Feature Traditional API <geolocation>
Permission Trigger Script-based User-click only
Boilerplate Code High Minimal
Recovery Flow Manual Built-in
Styling Control Full Guard-railed
Privacy Model Developer-controlled Browser-mediated

When Should You Use It?

Use <geolocation> if:

  • You need a simple "Use my location" feature
  • You want better permission recovery
  • You want reduced code complexity
  • You care about user trust and privacy

Stick to the traditional API if:

  • You need fine-grained timing control
  • You require silent background tracking
  • You are building real-time geo-heavy apps (ride-sharing, logistics dashboards)

Production Checklist

  • Feature-detect HTMLGeolocationElement
  • Provide a JS fallback
  • Avoid using autolocate unnecessarily
  • Test denied → recovery flows
  • Validate UX on mobile devices

Conclusion

The <geolocation> element is a significant shift toward declarative permission handling on the web.
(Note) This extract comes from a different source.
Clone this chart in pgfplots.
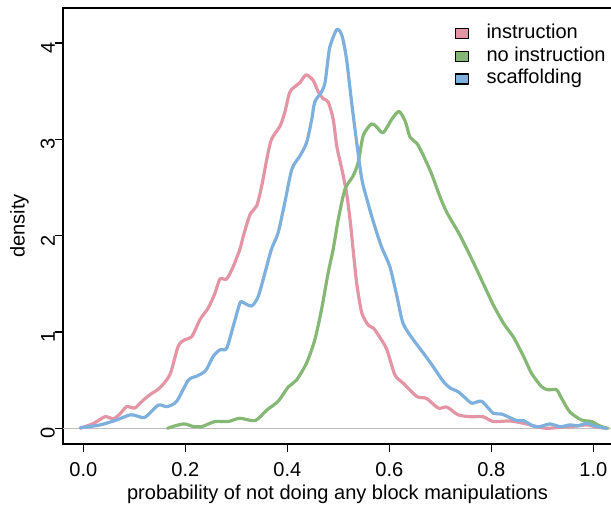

It reduces developer complexity while improving privacy, trust, and user experience.

For simple location-based features, it should become the default pattern in Chrome-supported environments.

However, since it's currently Chrome-specific and incubating, production systems must still include fallback support.

If you're building modern web applications and care about privacy-first UX, this is worth adopting early — but do it responsibly with progressive enhancement.